_Stored data:_
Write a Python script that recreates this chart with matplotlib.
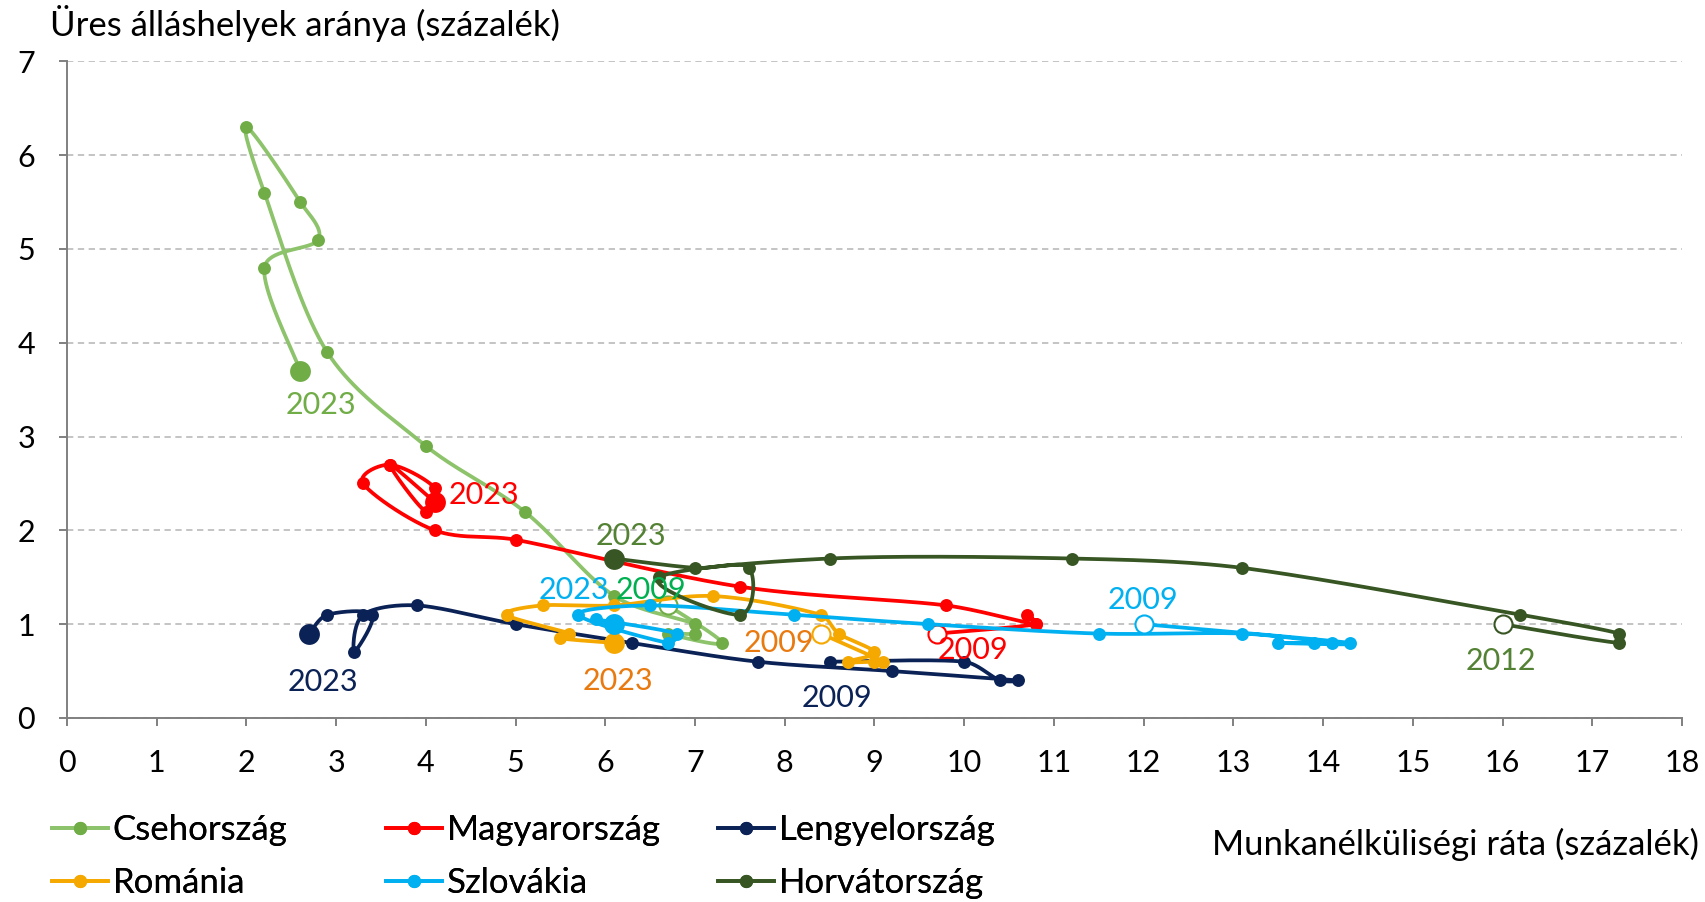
import numpy as np
import matplotlib
matplotlib.use("Agg")
import matplotlib.pyplot as plt
from matplotlib.lines import Line2D

plt.rcParams['font.family'] = ['Lato', 'DejaVu Sans']

# munkanélküliségi ráta (x) és üres álláshelyek aránya (y), időrendben
cz_x = [6.7, 7.3, 6.7, 7.0, 7.0, 6.1, 5.1, 4.0, 2.9, 2.2, 2.0, 2.6, 2.8, 2.2, 2.6]
cz_y = [1.2, 0.8, 0.9, 0.9, 1.0, 1.3, 2.2, 2.9, 3.9, 5.6, 6.3, 5.5, 5.1, 4.8, 3.7]

hu_x = [9.7, 10.8, 10.7, 10.8, 9.8, 7.5, 5.0, 4.1, 3.3, 3.6, 4.1, 4.0, 3.6, 4.1]
hu_y = [0.9, 1.0, 1.1, 1.0, 1.2, 1.4, 1.9, 2.0, 2.5, 2.7, 2.45, 2.2, 2.7, 2.3]

pl_x = [8.5, 10.0, 10.4, 10.6, 9.2, 7.7, 6.3, 5.0, 3.9, 3.3, 3.2, 3.4, 2.9, 2.7]
pl_y = [0.6, 0.6, 0.4, 0.4, 0.5, 0.6, 0.8, 1.0, 1.2, 1.1, 0.7, 1.1, 1.1, 0.9]

ro_x = [8.4, 9.1, 9.0, 8.7, 9.0, 8.6, 8.4, 7.2, 6.1, 5.3, 4.9, 5.6, 5.5, 6.1]
ro_y = [0.9, 0.6, 0.6, 0.6, 0.7, 0.9, 1.1, 1.3, 1.2, 1.2, 1.1, 0.9, 0.85, 0.8]

sk_x = [12.0, 14.3, 13.5, 13.9, 14.1, 13.1, 11.5, 9.6, 8.1, 6.5, 5.7, 6.7, 6.8, 5.9, 6.1]
sk_y = [1.0, 0.8, 0.8, 0.8, 0.8, 0.9, 0.9, 1.0, 1.1, 1.2, 1.1, 0.8, 0.9, 1.05, 1.0]

hr_x = [16.0, 17.3, 17.3, 16.2, 13.1, 11.2, 8.5, 6.6, 7.5, 7.6, 7.0, 6.1]
hr_y = [1.0, 0.8, 0.9, 1.1, 1.6, 1.7, 1.7, 1.5, 1.1, 1.6, 1.6, 1.7]

countries = ['Csehország', 'Magyarország', 'Lengyelország',
             'Románia', 'Szlovákia', 'Horvátország']
start_years = ['2009', '2009', '2009', '2009', '2009', '2012']
end_years = ['2023'] * 6

# képpont / egység a két tengelyen (a simítás képernyőtérben történik)
SX, SY = 89.7, 93.8


def smooth(xs, ys, n=40):
    # simított vonal: Catmull-Rom érintők, rövid szakaszoknál visszafogva
    pts = np.column_stack([np.asarray(xs) * SX, np.asarray(ys) * SY]).astype(float)
    t = np.linspace(0, 1, n)[:, None]
    out = []

    def handle(d, L):
        n_ = np.hypot(*d)
        if n_ == 0:
            return np.zeros(2)
        ln = min(n_ / 6, L / 3)
        return d / n_ * ln

    for i in range(len(pts) - 1):
        p0 = pts[i - 1] if i > 0 else pts[i]
        p1, p2 = pts[i], pts[i + 1]
        p3 = pts[i + 2] if i + 2 < len(pts) else pts[i + 1]
        L = np.hypot(*(p2 - p1))
        c1 = p1 + handle(p2 - p0, L)
        c2 = p2 - handle(p3 - p1, L)
        seg = (1 - t) ** 3 * p1 + 3 * (1 - t) ** 2 * t * c1 + 3 * (1 - t) * t ** 2 * c2 + t ** 3 * p2
        out.append(seg if i == 0 else seg[1:])
    res = np.vstack(out)
    return res[:, 0] / SX, res[:, 1] / SY


series = [
    # x, y, vonalszín, jelölőszín, kezdő címke színe, záró címke színe, üres kezdőpont,
    # kezdő címke eltolás (px), záró címke eltolás (px), záró címke igazítás
    (cz_x, cz_y, '#8DC36B', '#70AD47', '#00B050', '#70AD47', True, (-17, 15), (21, -34), 'center'),
    (hu_x, hu_y, '#FF0000', '#FF0000', '#FF0000', '#FF0000', True, (36, -16), (14, 7), 'left'),
    (pl_x, pl_y, '#0B2256', '#0B2256', '#0B2256', '#0B2256', False, (7, -36), (14, -48), 'center'),
    (ro_x, ro_y, '#F5A800', '#F5A800', '#E97A10', '#E97A10', True, (-42, -9), (4, -38), 'center'),
    (sk_x, sk_y, '#00B0F0', '#00B0F0', '#00B0F0', '#00B0F0', True, (-1, 24), (-40, 34), 'center'),
    (hr_x, hr_y, '#375623', '#375623', '#548235', '#548235', True, (-2, -37), (17, 23), 'center'),
]

fig = plt.figure(figsize=(17.05, 9.02), dpi=100)
ax = fig.add_axes([0.0393, 0.204, 0.9472, 0.728])

FS = 25      # szöveges feliratok
FN = 22      # számok, évszámok
LW = 2.7     # vonalvastagság

handles = []
for k, (xs, ys, lc, mc, sc, ec, hollow, soff, eoff, eha) in enumerate(series):
    z = 3 + k
    cx, cy = smooth(xs, ys)
    ax.plot(cx, cy, color=lc, lw=LW, zorder=z, solid_capstyle='round')
    ax.plot(xs[1:-1], ys[1:-1], 'o', color=mc, ms=9.3, mew=0, zorder=z)
    ax.plot(xs[-1], ys[-1], 'o', color=mc, ms=15, mew=0, zorder=z)
    if hollow:
        ax.plot(xs[0], ys[0], 'o', mfc='white', mec=mc, ms=13, mew=1.5, zorder=z)
    else:
        ax.plot(xs[0], ys[0], 'o', color=mc, ms=9.3, mew=0, zorder=z)
    ax.annotate(start_years[k], (xs[0], ys[0]), xytext=soff, textcoords='offset pixels',
                ha='center', va='center', color=sc, fontsize=FN, zorder=20)
    ax.annotate(end_years[k], (xs[-1], ys[-1]), xytext=eoff, textcoords='offset pixels',
                ha=eha, va='center', color=ec, fontsize=FN, zorder=20)
    handles.append(Line2D([], [], color=lc, lw=LW, marker='o', ms=8.5, mfc=mc, mec=mc))

ax.set_xlim(0, 18)
ax.set_ylim(0, 7)
ax.set_xticks(range(0, 19))
ax.set_yticks(range(0, 8))
ax.grid(axis='y', color='#BFBFBF', lw=1.3, ls=(0, (3.5, 2.5)))
ax.set_axisbelow(True)
for s in ['top', 'right']:
    ax.spines[s].set_visible(False)
for s in ['left', 'bottom']:
    ax.spines[s].set_color('#808080')
    ax.spines[s].set_linewidth(1.4)
ax.tick_params(axis='x', direction='out', length=6, width=1.4, color='#808080',
               labelsize=FN, pad=16)
ax.tick_params(axis='y', direction='out', length=6, width=1.4, color='#808080',
               labelsize=FN, pad=17)

fig.text(50 / 1705, 1 - 24 / 902, 'Üres álláshelyek aránya (százalék)',
         fontsize=FS, ha='left', va='center')
fig.text(1699 / 1705, 1 - 844 / 902, 'Munkanélküliségi ráta (százalék)',
         fontsize=FS, ha='right', va='center')

# jelmagyarázat három oszlopban
col_x = [52 / 1705, 386 / 1705, 718 / 1705]
for c in range(3):
    idx = [c, c + 3]
    leg = fig.legend([handles[i] for i in idx], [countries[i] for i in idx],
                     loc='center left', bbox_to_anchor=(col_x[c], 0.0504),
                     frameon=False, fontsize=FS, borderpad=0, borderaxespad=0,
                     handlelength=1.6, handletextpad=0.15, labelspacing=0.62,
                     numpoints=1)
    fig.add_artist(leg)

fig.savefig('out.png', dpi=100)
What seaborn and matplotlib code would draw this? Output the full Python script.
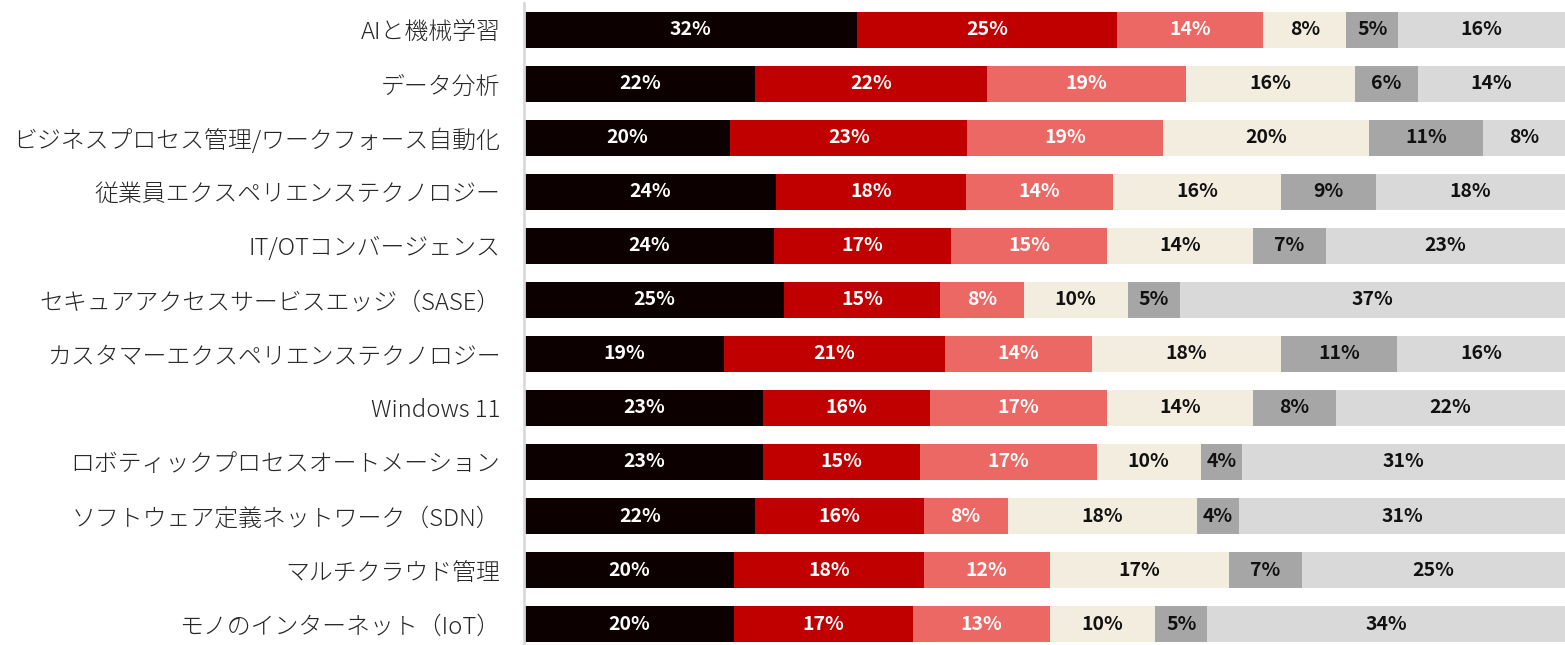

_Written exercise:_ Repeat the listing above exactly from its first line to the line containing "return d / n_ * ln", both included, and omit the pictures.

_Written answer:_
Write a Python script that recreates this chart with matplotlib.
import numpy as np
import matplotlib
matplotlib.use("Agg")
import matplotlib.pyplot as plt
from matplotlib.lines import Line2D

plt.rcParams['font.family'] = ['Lato', 'DejaVu Sans']

# munkanélküliségi ráta (x) és üres álláshelyek aránya (y), időrendben
cz_x = [6.7, 7.3, 6.7, 7.0, 7.0, 6.1, 5.1, 4.0, 2.9, 2.2, 2.0, 2.6, 2.8, 2.2, 2.6]
cz_y = [1.2, 0.8, 0.9, 0.9, 1.0, 1.3, 2.2, 2.9, 3.9, 5.6, 6.3, 5.5, 5.1, 4.8, 3.7]

hu_x = [9.7, 10.8, 10.7, 10.8, 9.8, 7.5, 5.0, 4.1, 3.3, 3.6, 4.1, 4.0, 3.6, 4.1]
hu_y = [0.9, 1.0, 1.1, 1.0, 1.2, 1.4, 1.9, 2.0, 2.5, 2.7, 2.45, 2.2, 2.7, 2.3]

pl_x = [8.5, 10.0, 10.4, 10.6, 9.2, 7.7, 6.3, 5.0, 3.9, 3.3, 3.2, 3.4, 2.9, 2.7]
pl_y = [0.6, 0.6, 0.4, 0.4, 0.5, 0.6, 0.8, 1.0, 1.2, 1.1, 0.7, 1.1, 1.1, 0.9]

ro_x = [8.4, 9.1, 9.0, 8.7, 9.0, 8.6, 8.4, 7.2, 6.1, 5.3, 4.9, 5.6, 5.5, 6.1]
ro_y = [0.9, 0.6, 0.6, 0.6, 0.7, 0.9, 1.1, 1.3, 1.2, 1.2, 1.1, 0.9, 0.85, 0.8]

sk_x = [12.0, 14.3, 13.5, 13.9, 14.1, 13.1, 11.5, 9.6, 8.1, 6.5, 5.7, 6.7, 6.8, 5.9, 6.1]
sk_y = [1.0, 0.8, 0.8, 0.8, 0.8, 0.9, 0.9, 1.0, 1.1, 1.2, 1.1, 0.8, 0.9, 1.05, 1.0]

hr_x = [16.0, 17.3, 17.3, 16.2, 13.1, 11.2, 8.5, 6.6, 7.5, 7.6, 7.0, 6.1]
hr_y = [1.0, 0.8, 0.9, 1.1, 1.6, 1.7, 1.7, 1.5, 1.1, 1.6, 1.6, 1.7]

countries = ['Csehország', 'Magyarország', 'Lengyelország',
             'Románia', 'Szlovákia', 'Horvátország']
start_years = ['2009', '2009', '2009', '2009', '2009', '2012']
end_years = ['2023'] * 6

# képpont / egység a két tengelyen (a simítás képernyőtérben történik)
SX, SY = 89.7, 93.8


def smooth(xs, ys, n=40):
    # simított vonal: Catmull-Rom érintők, rövid szakaszoknál visszafogva
    pts = np.column_stack([np.asarray(xs) * SX, np.asarray(ys) * SY]).astype(float)
    t = np.linspace(0, 1, n)[:, None]
    out = []

    def handle(d, L):
        n_ = np.hypot(*d)
        if n_ == 0:
            return np.zeros(2)
        ln = min(n_ / 6, L / 3)
        return d / n_ * ln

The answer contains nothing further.